The seminary is slowly regaining its prewar enrollment level of more than 
100 seminarians, drawn from across the Middle East and North Africa.  The 
classrooms are no longer spontaneously converted into makeshift hospitals 
or worship centers for bombed-out congregations.  The school's bomb shelter 
sits unused. 
 
    "There are lots of stresses," said Weir.  "Lebanon was a middle-class 
country before the war.  But jobs are hard to find.  There's been a rash of 
building.  And there's a rich superclass [able to afford] ostentatious 
spending.  What's left of the middle class is hard-pressed to make ends 
meet. They are scratching just to survive." 
 
    But what has not changed, according to Weir, is the closeness within 
the Arab Christian community that was home to him for so long. 
 
     "We found people expressing great emotion ... that I was fine, that I 
was able to return.  They'd say to us, `You know you're back home where you 
belong.  You ought to stay here.'  There was also compassion for my 16 
months of captivity and the distress that caused the family.

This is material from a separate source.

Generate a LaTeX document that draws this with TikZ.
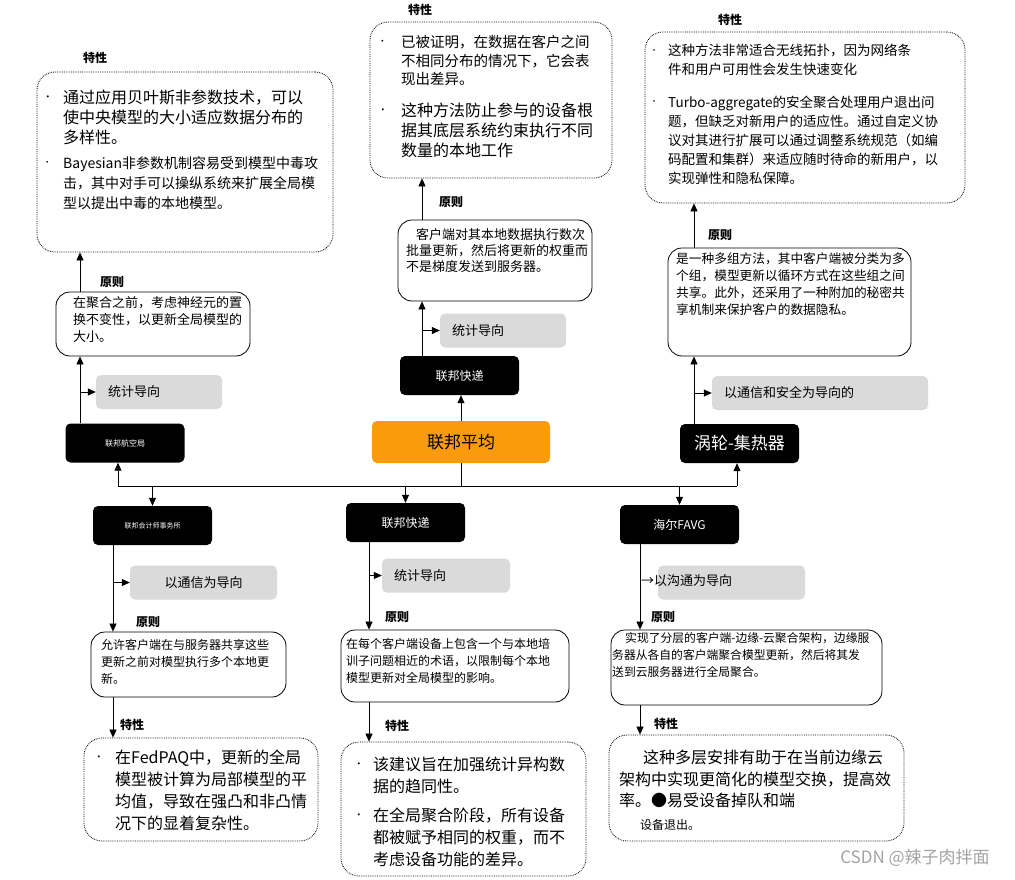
\documentclass[tikz,border=0pt]{standalone}
\usepackage{fontspec}
\setmainfont{Noto Sans CJK SC}
\usepackage{graphicx}
\usetikzlibrary{arrows.meta}
\definecolor{Orng}{HTML}{F99B0C}
\definecolor{Grey}{HTML}{DADADA}
\definecolor{Mark}{HTML}{A3A3A3}
\newcommand{\fsz}[2]{\fontsize{#1}{#2}\selectfont}
\newcommand{\bl}[1][20pt]{\makebox[#1][l]{\raisebox{0.2em}{\scalebox{0.6}{•}}}}
\newcommand{\ind}[1][20pt]{\hspace*{#1}}

\begin{document}
\begin{tikzpicture}[x=1pt,y=-1pt,
  feat/.style={draw,densely dotted,line width=0.8pt,rounded corners=18pt},
  prin/.style={draw,line width=0.8pt,rounded corners=14pt},
  grey/.style={fill=Grey,rounded corners=5pt,minimum height=34pt,inner xsep=12pt,align=left,font=\fsz{13}{15}},
  blk/.style={fill=black,text=white,rounded corners=5pt,minimum width=119pt,minimum height=39pt,inner sep=0pt},
  lab/.style={font=\fsz{12}{14}\bfseries},
  txt/.style={anchor=north west,align=left,inner sep=0pt},
  arr/.style={-{Triangle[length=8pt,width=7pt]},line width=0.7pt}]
  \fill[white] (0,0) rectangle (1015,880);

  % upper row
  \node[feat,minimum width=296pt,minimum height=180pt] (tl) at (185,162) {};
  \node[feat,minimum width=242pt,minimum height=156pt] (tc) at (491,100) {};
  \node[feat,minimum width=320pt,minimum height=171pt] (tr) at (805,117.5) {};
  \node[prin,minimum width=194pt,minimum height=64pt] (pl) at (153,324) {};
  \node[prin,minimum width=194pt,minimum height=81pt] (pc) at (495,260.5) {};
  \node[prin,minimum width=243pt,minimum height=108pt] (pr) at (789.5,302) {};
  \node[grey,text width=102pt] (gl) at (159,392) {统计导向};
  \node[grey,text width=102pt] (gc) at (503,330.5) {统计导向};
  \node[grey,text width=192pt] (gr) at (820,393) {以通信和安全为导向的};
  \node[blk,font=\fsz{8}{10}] (bl) at (125,443) {联邦航空局};
  \node[blk,font=\fsz{12}{14}] (bc) at (459.5,375.5) {联邦快递};
  \node[blk,font=\fsz{17}{20}] (br) at (739.5,443.5) {涡轮-集热器};
  \node[fill=Orng,rounded corners=5pt,minimum width=178pt,minimum height=42pt,font=\fsz{17}{20}] (fa) at (461,442) {联邦平均};

  % lower row
  \node[blk,font=\fsz{7}{9}] (bml) at (152.5,525.5) {联邦会计师事务所};
  \node[blk,font=\fsz{12}{14}] (bmc) at (405.5,522.5) {联邦快递};
  \node[blk,font=\fsz{12}{14}] (bmr) at (679.5,524.5) {海尔FAVG};
  \node[grey,text width=123pt,align=center] (gml) at (203.5,582.5) {以通信为导向};
  \node[grey,text width=104pt] (gmc) at (446,575.5) {统计导向};
  \node[grey,minimum width=147pt] (gmr) at (731.5,582.5) {};
  \node[font=\fsz{13}{15},anchor=west,inner sep=0pt] (gmrt) at (641,581) {→以沟通为导向};
  \node[prin,minimum width=195pt,minimum height=65pt] (pml) at (188.5,664.5) {};
  \node[prin,minimum width=228pt,minimum height=72pt] (pmc) at (455,666) {};
  \node[prin,minimum width=271pt,minimum height=75pt] (pmr) at (746.5,667.5) {};
  \node[feat,minimum width=234pt,minimum height=103pt] (fml) at (201,789.5) {};
  \node[feat,minimum width=245pt,minimum height=134pt] (fmc) at (463.5,809) {};
  \node[feat,minimum width=295pt,minimum height=106pt] (fmr) at (756.5,788) {};

  % labels
  \foreach \n/\x/\y in {ka/95/58,kb/420/10,kc/730/20,kd/132/725,ke/397/726,kf/666/724}
    \node[lab] (\n) at (\x,\y) {特性};
  \foreach \n/\x/\y in {ya/112/282,yb/451/202,yc/720/235,yd/148/622,ye/397/617,yf/663/617}
    \node[lab] (\n) at (\x,\y) {原则};

  % texts
  \node[txt,font=\fsz{16}{20}] (tla) at (43,90) {\bl 通过应用贝叶斯非参数技术，可以\\
    \ind 使中央模型的大小适应数据分布的\\ \ind 多样性。};
  \node[txt,font=\fsz{14}{20}] (tlb) at (43,156) {\bl Bayesian非参数机制容易受到模型中毒攻\\
    \ind 击，其中对手可以操纵系统来扩展全局模\\ \ind 型以提出中毒的本地模型。};
  \node[txt,font=\fsz{14.5}{18.5}] (tca) at (378,35) {\bl[23pt]已被证明，在数据在客户之间\\
    \ind[23pt]不相同分布的情况下，它会表\\ \ind[23pt]现出差异。};
  \node[txt,font=\fsz{16}{20}] (tcb) at (378,103) {\bl[23pt]这种方法防止参与的设备根\\
    \ind[23pt]据其底层系统约束执行不同\\ \ind[23pt]数量的本地工作};
  \node[txt,font=\fsz{13.5}{19}] (tra) at (650,44) {\bl[18pt]这种方法非常适合无线拓扑，因为网络条\\
    \ind[18pt]件和用户可用性会发生快速变化};
  \node[txt,font=\fsz{13.5}{19}] (trb) at (650,96) {\bl[18pt]Turbo-aggregate的安全聚合处理用户退出问\\
    \ind[18pt]题，但缺乏对新用户的适应性。通过自定义协\\
    \ind[18pt]议对其进行扩展可以通过调整系统规范（如编\\
    \ind[18pt]码配置和集群）来适应随时待命的新用户，以\\
    \ind[18pt]实现弹性和隐私保障。};
  \node[txt,font=\fsz{13}{17}] (plt) at (73,296) {在聚合之前，考虑神经元的置\\换不变性，以更新全局模型的\\大小。};
  \node[txt,font=\fsz{13}{16}] (pct) at (406,228) {\ind[10pt]客户端对其本地数据执行数次\\批量更新，然后将更新的权重而\\不是梯度发送到服务器。};
  \node[txt,font=\fsz{12.7}{17}] (prt) at (676,253) {是一种多组方法，其中客户端被分类为多\\个组，模型更新以循环方式在这些组之间\\共享。此外，还采用了一种附加的秘密共\\享机制来保护客户的数据隐私。};
  \node[txt,font=\fsz{12}{17}] (pmlt) at (101,639) {允许客户端在与服务器共享这些\\更新之前对模型执行多个本地更\\新。};
  \node[txt,font=\fsz{12}{17}] (pmct) at (346,638) {在每个客户端设备上包含一个与本地培\\训子问题相近的术语，以限制每个本地\\模型更新对全局模型的影响。};
  \node[txt,font=\fsz{11.8}{17}] (pmrt) at (612,632) {\ind[13pt]实现了分层的客户端-边缘-云聚合架构，边缘服\\务器从各自的客户端聚合模型更新，然后将其发\\送到云服务器进行全局聚合。};
  \node[txt,font=\fsz{16}{22}] (fmlt) at (94,750) {\bl[21pt]在FedPAQ中，更新的全局\\
    \ind[21pt]模型被计算为局部模型的平\\ \ind[21pt]均值，导致在强凸和非凸情\\ \ind[21pt]况下的显着复杂性。};
  \node[txt,font=\fsz{16}{22}] (fmct) at (354,757) {\bl[19pt]该建议旨在加强统计异构数\\
    \ind[19pt]据的趋同性。\\[7pt] \bl[19pt]在全局聚合阶段，所有设备\\
    \ind[19pt]都被赋予相同的权重，而不\\ \ind[19pt]考虑设备功能的差异。};
  \node[txt,font=\fsz{16}{21.5}] (fmrt) at (619,750) {\ind[24pt]这种多层安排有助于在当前边缘云\\架构中实现更简化的模型交换，提高效\\率。●易受设备掉队和端};
  \node[font=\fsz{12}{14},anchor=west,inner sep=0pt] (fmru) at (640,825) {设备退出。};
  \node[font=\fsz{17}{20},text=Mark] (wm) at (915,858) {CSDN @辣子肉拌面};

  % columns
  \coordinate (xa) at (80,0);  \coordinate (xb) at (422,0);  \coordinate (xc) at (694,0);
  \coordinate (xd) at (113,0); \coordinate (xe) at (369,0);  \coordinate (xf) at (640,0);
  \coordinate (busL) at (118,486); \coordinate (busR) at (737,486);

  \draw[arr] (bl.north -| xa) -- (pl.south -| xa);
  \draw[arr] (pl.north -| xa) -- (tl.south -| xa);
  \draw[arr] (gl.west -| xa) -- (gl.west);
  \draw[arr] (bc.north -| xb) -- (pc.south -| xb);
  \draw[arr] (pc.north -| xb) -- (tc.south -| xb);
  \draw[arr] (gc.west -| xb) -- (gc.west);
  \draw[arr] (br.north -| xc) -- (pr.south -| xc);
  \draw[arr] (pr.north -| xc) -- (tr.south -| xc);
  \draw[arr] (gr.west -| xc) -- (gr.west);

  \draw[line width=0.7pt] (busL) -- (busR);
  \draw[line width=0.7pt] (fa.south) -- (fa.south |- busL);
  \draw[arr] (fa.north) -- (fa.north |- bc.south);
  \draw[arr] (busL) -- (bl.south -| busL);
  \draw[arr] (busR) -- (br.south -| busR);
  \draw[arr] (bml.north |- busL) -- (bml.north);
  \draw[arr] (bmc.north |- busL) -- (bmc.north);
  \draw[arr] (bmr.north |- busL) -- (bmr.north);

  \draw[arr] (bml.south -| xd) -- (pml.north -| xd);
  \draw[arr] (pml.south -| xd) -- (fml.north -| xd);
  \draw[arr] (gml.west -| xd) -- (gml.west);
  \draw[arr] (bmc.south -| xe) -- (pmc.north -| xe);
  \draw[arr] (pmc.south -| xe) -- (fmc.north -| xe);
  \draw[arr] (gmc.west -| xe) -- (gmc.west);
  \draw[arr] (bmr.south -| xf) -- (pmr.north -| xf);
  \draw[arr] (pmr.south -| xf) -- (fmr.north -| xf);
\end{tikzpicture}
\end{document}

But almost no 
Lebanese family has been untouched by that shadow.  Every family 
experienced some loss, many [have] great losses - death, separation from 
family [since some have left the country to find work]," said Weir. "And 
that shadow is still there." 
 
    In his commencement remarks, Weir told his listeners that "waiting on 
God" is an aspect of ministry - something he learned about in his tense 16 
months as a hostage.  "It is not," he said, "just passivity.  It is 
actively trying to exercise faith."  Reflecting on those comments, Sahiouny 
told the Presbyterian News Service that listeners could tell that "this 
person - though he ... [was] badly treated for over one year - remembered 
this part of the world." 
 
    Remembering is something both Weirs do - for both are working to raise 
financial and prayer support for NEST from the U.S.  When asked about how 
at home he felt after all the years away, Weir said, "In one sense, a great 
deal has happened in the years between [my release and now].  We've taught 
at San Francisco Theological Seminary.  We've done a lot.  But on the other 
hand, as I returned and stood under the banyan tree where I was released, 
it all seemed very near in some ways. ... 
 
    "It really was a homecoming," he said, "in a very humbling and 
delightful way." 
    Several of the other former hostages have visited Lebanon again, 
including Anderson and Sutherland. 
 
    While in Beirut, the Weirs packed up mission documents stored in the 
NEST basement - some dating back to the early 1800s - for shipment to the 
Presbyterian Historical Society in Philadelphia.